↓
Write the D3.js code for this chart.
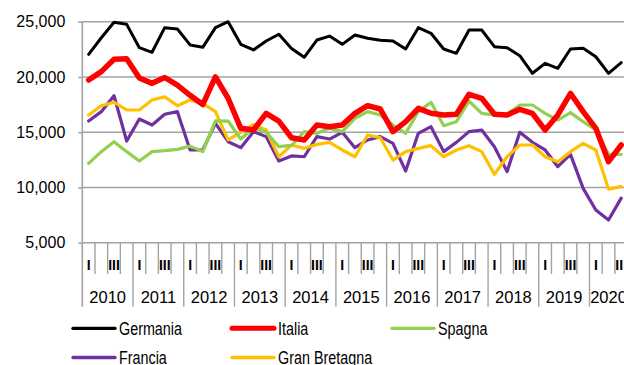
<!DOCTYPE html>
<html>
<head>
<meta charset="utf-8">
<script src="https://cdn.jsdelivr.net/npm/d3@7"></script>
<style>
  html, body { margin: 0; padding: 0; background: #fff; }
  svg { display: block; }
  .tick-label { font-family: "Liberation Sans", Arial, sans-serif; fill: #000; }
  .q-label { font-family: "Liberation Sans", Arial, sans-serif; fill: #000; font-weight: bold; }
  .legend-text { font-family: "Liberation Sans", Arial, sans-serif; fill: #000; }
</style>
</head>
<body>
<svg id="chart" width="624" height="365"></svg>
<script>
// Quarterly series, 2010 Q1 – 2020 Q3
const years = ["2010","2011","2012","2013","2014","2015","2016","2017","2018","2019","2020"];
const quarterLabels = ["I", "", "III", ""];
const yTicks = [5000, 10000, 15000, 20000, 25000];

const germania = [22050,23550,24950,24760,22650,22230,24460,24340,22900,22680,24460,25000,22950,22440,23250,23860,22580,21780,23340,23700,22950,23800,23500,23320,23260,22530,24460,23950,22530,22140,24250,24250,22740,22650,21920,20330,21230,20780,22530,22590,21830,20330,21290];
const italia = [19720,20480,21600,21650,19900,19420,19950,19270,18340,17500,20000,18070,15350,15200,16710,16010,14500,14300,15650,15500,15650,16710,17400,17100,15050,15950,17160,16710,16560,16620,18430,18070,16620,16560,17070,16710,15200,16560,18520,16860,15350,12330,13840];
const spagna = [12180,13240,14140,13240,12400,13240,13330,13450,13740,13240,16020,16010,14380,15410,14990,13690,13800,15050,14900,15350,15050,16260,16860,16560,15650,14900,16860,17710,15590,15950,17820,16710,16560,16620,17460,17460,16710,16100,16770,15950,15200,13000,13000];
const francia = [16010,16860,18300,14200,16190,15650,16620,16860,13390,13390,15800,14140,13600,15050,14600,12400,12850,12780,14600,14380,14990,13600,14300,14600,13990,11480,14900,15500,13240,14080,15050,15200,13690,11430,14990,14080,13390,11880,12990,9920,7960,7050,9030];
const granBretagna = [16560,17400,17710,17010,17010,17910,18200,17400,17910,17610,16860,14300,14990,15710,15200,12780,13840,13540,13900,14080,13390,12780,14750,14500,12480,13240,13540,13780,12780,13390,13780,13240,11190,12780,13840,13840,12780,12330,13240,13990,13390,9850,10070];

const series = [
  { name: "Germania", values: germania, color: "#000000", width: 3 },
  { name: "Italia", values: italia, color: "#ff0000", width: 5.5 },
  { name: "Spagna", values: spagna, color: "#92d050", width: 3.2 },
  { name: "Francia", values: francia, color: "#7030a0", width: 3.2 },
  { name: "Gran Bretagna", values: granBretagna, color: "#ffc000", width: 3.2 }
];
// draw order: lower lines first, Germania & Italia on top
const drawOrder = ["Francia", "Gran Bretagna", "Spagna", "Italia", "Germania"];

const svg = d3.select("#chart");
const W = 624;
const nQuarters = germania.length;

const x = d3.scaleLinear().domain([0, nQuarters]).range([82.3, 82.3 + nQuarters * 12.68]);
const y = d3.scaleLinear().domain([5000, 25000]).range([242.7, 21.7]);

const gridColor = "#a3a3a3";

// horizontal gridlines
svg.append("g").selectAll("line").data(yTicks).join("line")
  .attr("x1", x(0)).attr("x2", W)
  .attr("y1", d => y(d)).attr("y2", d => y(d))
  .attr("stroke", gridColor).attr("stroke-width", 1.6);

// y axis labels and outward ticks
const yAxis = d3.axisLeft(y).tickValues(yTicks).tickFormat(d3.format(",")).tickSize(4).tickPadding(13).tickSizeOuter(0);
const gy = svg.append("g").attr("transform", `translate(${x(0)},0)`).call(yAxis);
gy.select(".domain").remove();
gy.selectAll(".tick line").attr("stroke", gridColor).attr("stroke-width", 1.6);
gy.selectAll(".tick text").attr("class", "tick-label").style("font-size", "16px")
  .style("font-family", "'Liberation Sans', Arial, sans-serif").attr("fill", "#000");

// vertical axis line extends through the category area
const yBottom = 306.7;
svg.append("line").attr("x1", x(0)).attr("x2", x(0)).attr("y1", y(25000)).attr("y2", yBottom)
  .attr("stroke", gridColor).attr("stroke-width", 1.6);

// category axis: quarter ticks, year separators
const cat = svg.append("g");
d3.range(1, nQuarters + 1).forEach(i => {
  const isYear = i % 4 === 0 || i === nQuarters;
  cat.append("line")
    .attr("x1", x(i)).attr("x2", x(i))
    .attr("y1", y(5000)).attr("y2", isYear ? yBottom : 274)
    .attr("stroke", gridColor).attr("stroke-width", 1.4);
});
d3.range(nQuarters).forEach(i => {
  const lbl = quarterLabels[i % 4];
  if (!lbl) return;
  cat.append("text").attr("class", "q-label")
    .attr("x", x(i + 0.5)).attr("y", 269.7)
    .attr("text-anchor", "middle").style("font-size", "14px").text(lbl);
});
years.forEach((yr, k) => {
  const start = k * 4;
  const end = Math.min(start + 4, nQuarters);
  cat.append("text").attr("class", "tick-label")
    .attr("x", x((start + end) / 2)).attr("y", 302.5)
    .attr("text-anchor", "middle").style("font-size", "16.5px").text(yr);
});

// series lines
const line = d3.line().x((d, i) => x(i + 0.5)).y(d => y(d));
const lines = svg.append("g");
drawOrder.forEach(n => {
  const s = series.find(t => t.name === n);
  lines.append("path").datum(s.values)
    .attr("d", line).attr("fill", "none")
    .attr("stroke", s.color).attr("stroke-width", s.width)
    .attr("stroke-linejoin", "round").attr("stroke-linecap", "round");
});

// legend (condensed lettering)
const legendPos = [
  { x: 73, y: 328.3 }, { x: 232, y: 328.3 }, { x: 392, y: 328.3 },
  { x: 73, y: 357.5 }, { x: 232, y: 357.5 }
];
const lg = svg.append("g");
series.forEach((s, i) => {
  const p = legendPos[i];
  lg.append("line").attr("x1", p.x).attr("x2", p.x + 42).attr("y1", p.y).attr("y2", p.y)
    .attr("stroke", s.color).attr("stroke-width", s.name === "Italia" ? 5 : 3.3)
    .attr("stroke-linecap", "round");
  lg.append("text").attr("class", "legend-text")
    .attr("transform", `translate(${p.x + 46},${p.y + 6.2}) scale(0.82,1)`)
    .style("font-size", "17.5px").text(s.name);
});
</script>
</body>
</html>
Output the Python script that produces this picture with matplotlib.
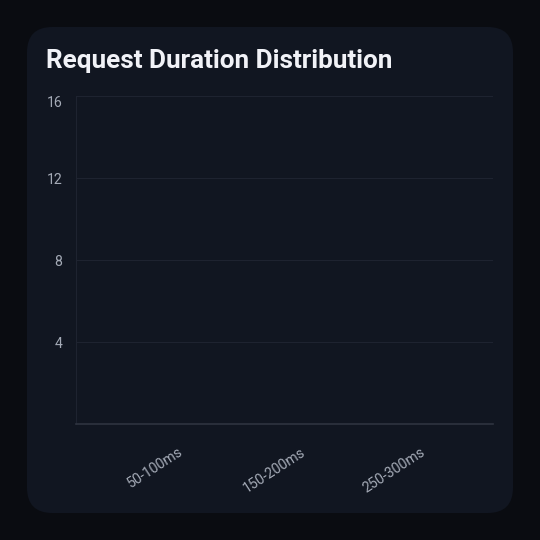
↑
Return each line exactly as written. Any picture gets left out.

### In response
Write the D3.js code for this chart.
<!DOCTYPE html>
<html>
<head>
<meta charset="utf-8">
<script src="https://cdn.jsdelivr.net/npm/d3@7"></script>
<style>
  html, body { margin: 0; padding: 0; background: #fff; }
  svg { display: block; }
  .tick-label { font-family: "Liberation Sans", Arial, sans-serif; fill: #000; }
  .q-label { font-family: "Liberation Sans", Arial, sans-serif; fill: #000; font-weight: bold; }
  .legend-text { font-family: "Liberation Sans", Arial, sans-serif; fill: #000; }
</style>
</head>
<body>
<svg id="chart" width="624" height="365"></svg>
<script>
// Quarterly series, 2010 Q1 – 2020 Q3
const years = ["2010","2011","2012","2013","2014","2015","2016","2017","2018","2019","2020"];
const quarterLabels = ["I", "", "III", ""];
const yTicks = [5000, 10000, 15000, 20000, 25000];

const germania = [22050,23550,24950,24760,22650,22230,24460,24340,22900,22680,24460,25000,22950,22440,23250,23860,22580,21780,23340,23700,22950,23800,23500,23320,23260,22530,24460,23950,22530,22140,24250,24250,22740,22650,21920,20330,21230,20780,22530,22590,21830,20330,21290];
const italia = [19720,20480,21600,21650,19900,19420,19950,19270,18340,17500,20000,18070,15350,15200,16710,16010,14500,14300,15650,15500,15650,16710,17400,17100,15050,15950,17160,16710,16560,16620,18430,18070,16620,16560,17070,16710,15200,16560,18520,16860,15350,12330,13840];
const spagna = [12180,13240,14140,13240,12400,13240,13330,13450,13740,13240,16020,16010,14380,15410,14990,13690,13800,15050,14900,15350,15050,16260,16860,16560,15650,14900,16860,17710,15590,15950,17820,16710,16560,16620,17460,17460,16710,16100,16770,15950,15200,13000,13000];
const francia = [16010,16860,18300,14200,16190,15650,16620,16860,13390,13390,15800,14140,13600,15050,14600,12400,12850,12780,14600,14380,14990,13600,14300,14600,13990,11480,14900,15500,13240,14080,15050,15200,13690,11430,14990,14080,13390,11880,12990,9920,7960,7050,9030];
const granBretagna = [16560,17400,17710,17010,17010,17910,18200,17400,17910,17610,16860,14300,14990,15710,15200,12780,13840,13540,13900,14080,13390,12780,14750,14500,12480,13240,13540,13780,12780,13390,13780,13240,11190,12780,13840,13840,12780,12330,13240,13990,13390,9850,10070];

const series = [
  { name: "Germania", values: germania, color: "#000000", width: 3 },
  { name: "Italia", values: italia, color: "#ff0000", width: 5.5 },
  { name: "Spagna", values: spagna, color: "#92d050", width: 3.2 },
  { name: "Francia", values: francia, color: "#7030a0", width: 3.2 },
  { name: "Gran Bretagna", values: granBretagna, color: "#ffc000", width: 3.2 }
];
// draw order: lower lines first, Germania & Italia on top
const drawOrder = ["Francia", "Gran Bretagna", "Spagna", "Italia", "Germania"];

const svg = d3.select("#chart");
const W = 624;
const nQuarters = germania.length;

const x = d3.scaleLinear().domain([0, nQuarters]).range([82.3, 82.3 + nQuarters * 12.68]);
const y = d3.scaleLinear().domain([5000, 25000]).range([242.7, 21.7]);

const gridColor = "#a3a3a3";

// horizontal gridlines
svg.append("g").selectAll("line").data(yTicks).join("line")
  .attr("x1", x(0)).attr("x2", W)
  .attr("y1", d => y(d)).attr("y2", d => y(d))
  .attr("stroke", gridColor).attr("stroke-width", 1.6);

// y axis labels and outward ticks
const yAxis = d3.axisLeft(y).tickValues(yTicks).tickFormat(d3.format(",")).tickSize(4).tickPadding(13).tickSizeOuter(0);
const gy = svg.append("g").attr("transform", `translate(${x(0)},0)`).call(yAxis);
gy.select(".domain").remove();
gy.selectAll(".tick line").attr("stroke", gridColor).attr("stroke-width", 1.6);
gy.selectAll(".tick text").attr("class", "tick-label").style("font-size", "16px")
  .style("font-family", "'Liberation Sans', Arial, sans-serif").attr("fill", "#000");

// vertical axis line extends through the category area
const yBottom = 306.7;
svg.append("line").attr("x1", x(0)).attr("x2", x(0)).attr("y1", y(25000)).attr("y2", yBottom)
  .attr("stroke", gridColor).attr("stroke-width", 1.6);

// category axis: quarter ticks, year separators
const cat = svg.append("g");
d3.range(1, nQuarters + 1).forEach(i => {
  const isYear = i % 4 === 0 || i === nQuarters;
  cat.append("line")
    .attr("x1", x(i)).attr("x2", x(i))
    .attr("y1", y(5000)).attr("y2", isYear ? yBottom : 274)
    .attr("stroke", gridColor).attr("stroke-width", 1.4);
});
d3.range(nQuarters).forEach(i => {
  const lbl = quarterLabels[i % 4];
  if (!lbl) return;
  cat.append("text").attr("class", "q-label")
    .attr("x", x(i + 0.5)).attr("y", 269.7)
    .attr("text-anchor", "middle").style("font-size", "14px").text(lbl);
});
years.forEach((yr, k) => {
  const start = k * 4;
  const end = Math.min(start + 4, nQuarters);
  cat.append("text").attr("class", "tick-label")
    .attr("x", x((start + end) / 2)).attr("y", 302.5)
    .attr("text-anchor", "middle").style("font-size", "16.5px").text(yr);
});

// series lines
const line = d3.line().x((d, i) => x(i + 0.5)).y(d => y(d));
const lines = svg.append("g");
drawOrder.forEach(n => {
  const s = series.find(t => t.name === n);
  lines.append("path").datum(s.values)
    .attr("d", line).attr("fill", "none")
    .attr("stroke", s.color).attr("stroke-width", s.width)
    .attr("stroke-linejoin", "round").attr("stroke-linecap", "round");
});

// legend (condensed lettering)
const legendPos = [
  { x: 73, y: 328.3 }, { x: 232, y: 328.3 }, { x: 392, y: 328.3 },
  { x: 73, y: 357.5 }, { x: 232, y: 357.5 }
];
const lg = svg.append("g");
series.forEach((s, i) => {
  const p = legendPos[i];
  lg.append("line").attr("x1", p.x).attr("x2", p.x + 42).attr("y1", p.y).attr("y2", p.y)
    .attr("stroke", s.color).attr("stroke-width", s.name === "Italia" ? 5 : 3.3)
    .attr("stroke-linecap", "round");
  lg.append("text").attr("class", "legend-text")
    .attr("transform", `translate(${p.x + 46},${p.y + 6.2}) scale(0.82,1)`)
    .style("font-size", "17.5px").text(s.name);
});
</script>
</body>
</html>
Output the Python script that produces this picture with matplotlib.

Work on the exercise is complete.